- Exercise -
Give every line of the data again, unchanged, but with no pictures.

- Recorded information -

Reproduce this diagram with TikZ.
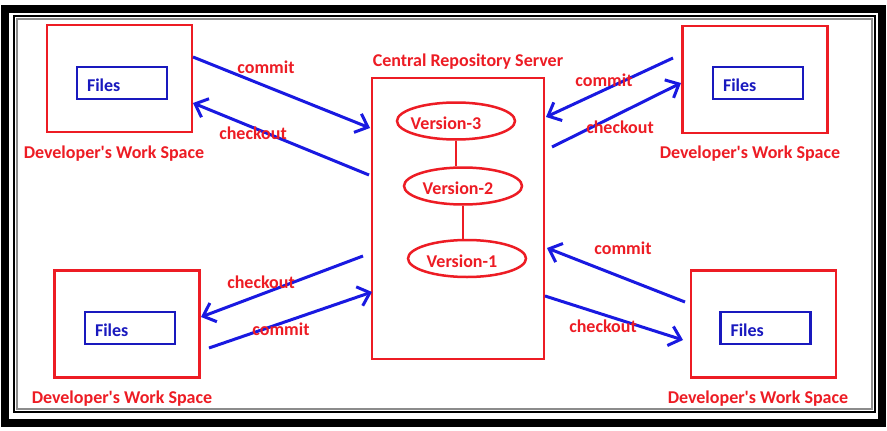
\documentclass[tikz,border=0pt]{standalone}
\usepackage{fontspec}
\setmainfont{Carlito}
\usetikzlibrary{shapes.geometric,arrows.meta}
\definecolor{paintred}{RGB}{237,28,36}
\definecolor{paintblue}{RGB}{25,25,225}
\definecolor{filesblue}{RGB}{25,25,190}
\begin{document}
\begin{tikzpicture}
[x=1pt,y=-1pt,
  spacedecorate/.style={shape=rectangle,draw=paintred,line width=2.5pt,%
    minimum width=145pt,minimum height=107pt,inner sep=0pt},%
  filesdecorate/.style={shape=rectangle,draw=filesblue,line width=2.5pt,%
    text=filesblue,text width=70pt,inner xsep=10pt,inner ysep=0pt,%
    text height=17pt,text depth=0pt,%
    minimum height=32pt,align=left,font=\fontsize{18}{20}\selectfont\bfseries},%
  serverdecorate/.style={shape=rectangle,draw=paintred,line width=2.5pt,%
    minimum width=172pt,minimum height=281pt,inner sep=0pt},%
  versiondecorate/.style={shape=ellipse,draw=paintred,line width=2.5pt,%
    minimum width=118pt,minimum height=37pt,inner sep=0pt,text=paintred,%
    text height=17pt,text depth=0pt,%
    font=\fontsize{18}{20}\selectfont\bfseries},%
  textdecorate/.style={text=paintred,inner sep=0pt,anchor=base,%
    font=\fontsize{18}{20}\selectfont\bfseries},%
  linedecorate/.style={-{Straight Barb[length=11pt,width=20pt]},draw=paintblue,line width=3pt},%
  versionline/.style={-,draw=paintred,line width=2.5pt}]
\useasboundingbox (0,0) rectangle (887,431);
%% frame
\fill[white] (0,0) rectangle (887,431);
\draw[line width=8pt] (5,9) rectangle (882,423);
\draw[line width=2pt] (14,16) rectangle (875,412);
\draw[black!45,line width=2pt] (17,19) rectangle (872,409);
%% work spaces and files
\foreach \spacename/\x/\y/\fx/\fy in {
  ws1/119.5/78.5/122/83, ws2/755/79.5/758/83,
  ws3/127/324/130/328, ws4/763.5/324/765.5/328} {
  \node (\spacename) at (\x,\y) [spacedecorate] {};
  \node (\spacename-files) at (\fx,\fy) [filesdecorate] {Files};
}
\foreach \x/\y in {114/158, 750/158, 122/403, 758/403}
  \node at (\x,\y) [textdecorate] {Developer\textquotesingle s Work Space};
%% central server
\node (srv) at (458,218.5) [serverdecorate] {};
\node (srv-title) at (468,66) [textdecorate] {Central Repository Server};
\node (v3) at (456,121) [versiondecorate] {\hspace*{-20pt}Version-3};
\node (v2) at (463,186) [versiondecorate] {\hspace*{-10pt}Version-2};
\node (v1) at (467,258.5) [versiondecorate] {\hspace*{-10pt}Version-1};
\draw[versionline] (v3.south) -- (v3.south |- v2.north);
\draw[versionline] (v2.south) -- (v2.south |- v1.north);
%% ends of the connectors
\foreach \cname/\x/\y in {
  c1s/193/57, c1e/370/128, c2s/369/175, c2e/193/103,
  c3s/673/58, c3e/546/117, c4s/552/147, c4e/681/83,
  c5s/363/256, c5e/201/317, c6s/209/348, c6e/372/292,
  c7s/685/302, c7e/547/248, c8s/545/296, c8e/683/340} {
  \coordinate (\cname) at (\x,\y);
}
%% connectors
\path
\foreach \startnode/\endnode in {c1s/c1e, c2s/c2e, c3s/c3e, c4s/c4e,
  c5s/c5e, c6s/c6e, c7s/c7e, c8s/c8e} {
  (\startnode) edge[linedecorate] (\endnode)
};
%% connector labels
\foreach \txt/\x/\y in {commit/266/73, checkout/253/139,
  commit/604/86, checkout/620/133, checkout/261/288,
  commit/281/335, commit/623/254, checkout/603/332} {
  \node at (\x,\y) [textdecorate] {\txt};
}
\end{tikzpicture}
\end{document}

- Exercise solution -
Reproduce this diagram with TikZ.
\documentclass[tikz,border=0pt]{standalone}
\usepackage{fontspec}
\setmainfont{Carlito}
\usetikzlibrary{shapes.geometric,arrows.meta}
\definecolor{paintred}{RGB}{237,28,36}
\definecolor{paintblue}{RGB}{25,25,225}
\definecolor{filesblue}{RGB}{25,25,190}
\begin{document}
\begin{tikzpicture}
[x=1pt,y=-1pt,
  spacedecorate/.style={shape=rectangle,draw=paintred,line width=2.5pt,%
    minimum width=145pt,minimum height=107pt,inner sep=0pt},%
  filesdecorate/.style={shape=rectangle,draw=filesblue,line width=2.5pt,%
    text=filesblue,text width=70pt,inner xsep=10pt,inner ysep=0pt,%
    text height=17pt,text depth=0pt,%
    minimum height=32pt,align=left,font=\fontsize{18}{20}\selectfont\bfseries},%
  serverdecorate/.style={shape=rectangle,draw=paintred,line width=2.5pt,%
    minimum width=172pt,minimum height=281pt,inner sep=0pt},%
  versiondecorate/.style={shape=ellipse,draw=paintred,line width=2.5pt,%
    minimum width=118pt,minimum height=37pt,inner sep=0pt,text=paintred,%
    text height=17pt,text depth=0pt,%
    font=\fontsize{18}{20}\selectfont\bfseries},%
  textdecorate/.style={text=paintred,inner sep=0pt,anchor=base,%
    font=\fontsize{18}{20}\selectfont\bfseries},%
  linedecorate/.style={-{Straight Barb[length=11pt,width=20pt]},draw=paintblue,line width=3pt},%
  versionline/.style={-,draw=paintred,line width=2.5pt}]
\useasboundingbox (0,0) rectangle (887,431);
%% frame
\fill[white] (0,0) rectangle (887,431);
\draw[line width=8pt] (5,9) rectangle (882,423);
\draw[line width=2pt] (14,16) rectangle (875,412);
\draw[black!45,line width=2pt] (17,19) rectangle (872,409);
%% work spaces and files
\foreach \spacename/\x/\y/\fx/\fy in {
  ws1/119.5/78.5/122/83, ws2/755/79.5/758/83,
  ws3/127/324/130/328, ws4/763.5/324/765.5/328} {
  \node (\spacename) at (\x,\y) [spacedecorate] {};
  \node (\spacename-files) at (\fx,\fy) [filesdecorate] {Files};
}
\foreach \x/\y in {114/158, 750/158, 122/403, 758/403}
  \node at (\x,\y) [textdecorate] {Developer\textquotesingle s Work Space};
%% central server
\node (srv) at (458,218.5) [serverdecorate] {};
\node (srv-title) at (468,66) [textdecorate] {Central Repository Server};
\node (v3) at (456,121) [versiondecorate] {\hspace*{-20pt}Version-3};
\node (v2) at (463,186) [versiondecorate] {\hspace*{-10pt}Version-2};
\node (v1) at (467,258.5) [versiondecorate] {\hspace*{-10pt}Version-1};
\draw[versionline] (v3.south) -- (v3.south |- v2.north);
\draw[versionline] (v2.south) -- (v2.south |- v1.north);
%% ends of the connectors
\foreach \cname/\x/\y in {
  c1s/193/57, c1e/370/128, c2s/369/175, c2e/193/103,
  c3s/673/58, c3e/546/117, c4s/552/147, c4e/681/83,
  c5s/363/256, c5e/201/317, c6s/209/348, c6e/372/292,
  c7s/685/302, c7e/547/248, c8s/545/296, c8e/683/340} {
  \coordinate (\cname) at (\x,\y);
}
%% connectors
\path
\foreach \startnode/\endnode in {c1s/c1e, c2s/c2e, c3s/c3e, c4s/c4e,
  c5s/c5e, c6s/c6e, c7s/c7e, c8s/c8e} {
  (\startnode) edge[linedecorate] (\endnode)
};
%% connector labels
\foreach \txt/\x/\y in {commit/266/73, checkout/253/139,
  commit/604/86, checkout/620/133, checkout/261/288,
  commit/281/335, commit/623/254, checkout/603/332} {
  \node at (\x,\y) [textdecorate] {\txt};
}
\end{tikzpicture}
\end{document}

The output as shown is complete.